The movie boasted a daring and innovative plot: Miss Jones (actress Georgina Spelvin), a deeply troubled young woman, takes her own life. Confronted by the Devil, she pleads for a last chance to savor the life of lust she had feared in her previous life. The Devil, taken by her pleas, grants her wish, resulting in a series of erotic adventures that transcended the norm and, combined with Shuman's exquisite score, became true erotic art. The critics were ecstatic and the film achieved true immortality all over the world.
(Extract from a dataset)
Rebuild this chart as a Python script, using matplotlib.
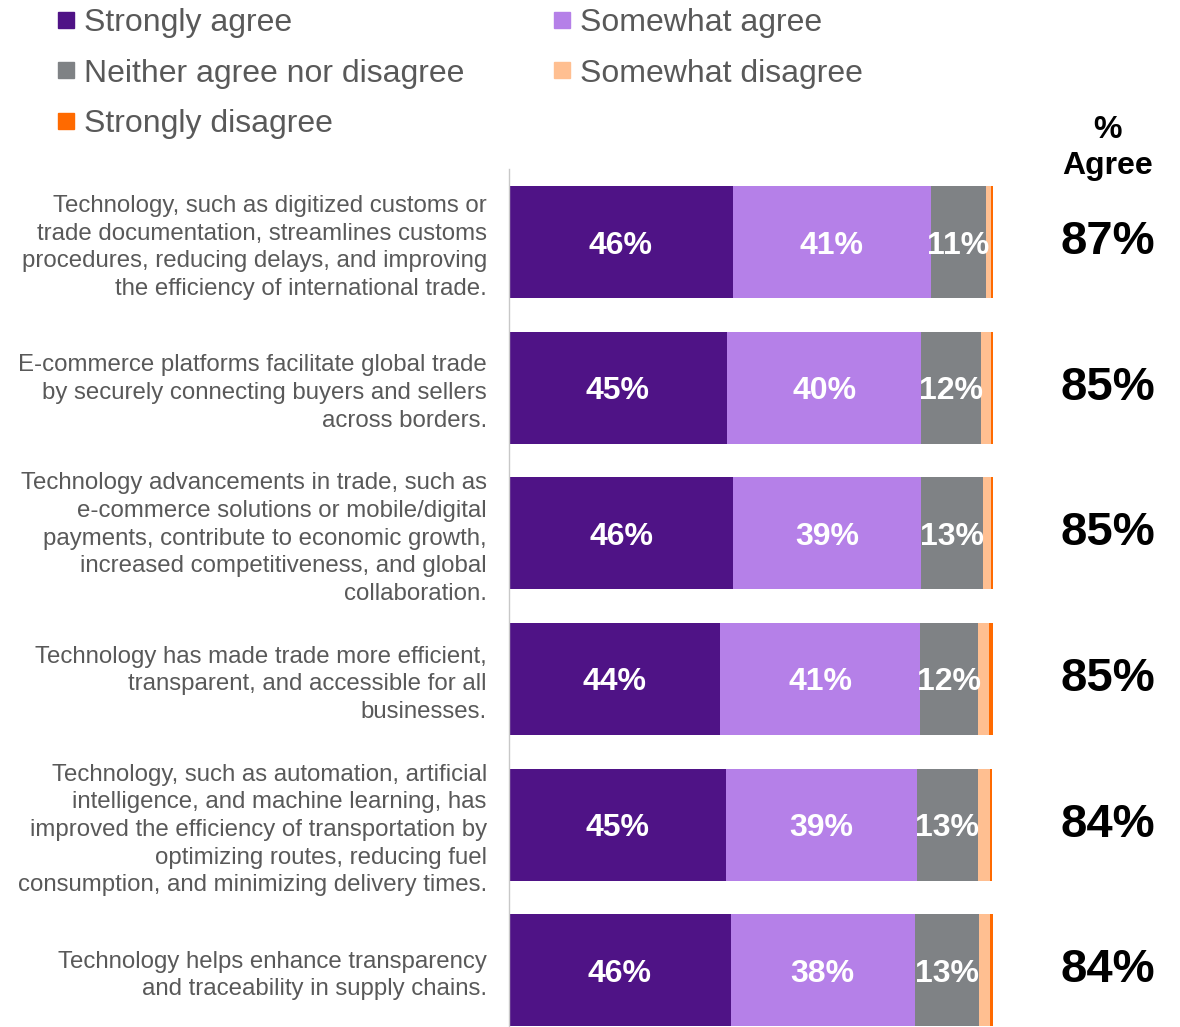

Its soundtrack was recorded by Joe Brescio and mixed by renowned jazz engineer Malcolm Addey at Bell Sound Studios (NY). Alden Shulman wrote all the eleven themes and co-produced the album with Earl Shuman. Peter DeAngelis and Ron Straigis shared the arrangements. Back in 1995, Alden Shuman was interviewed on the prestigious NY radio station WBAI and the entire score of "The Devil in Miss Jones" played as part of their tribute to the US Film Industry's 100th Anniversary.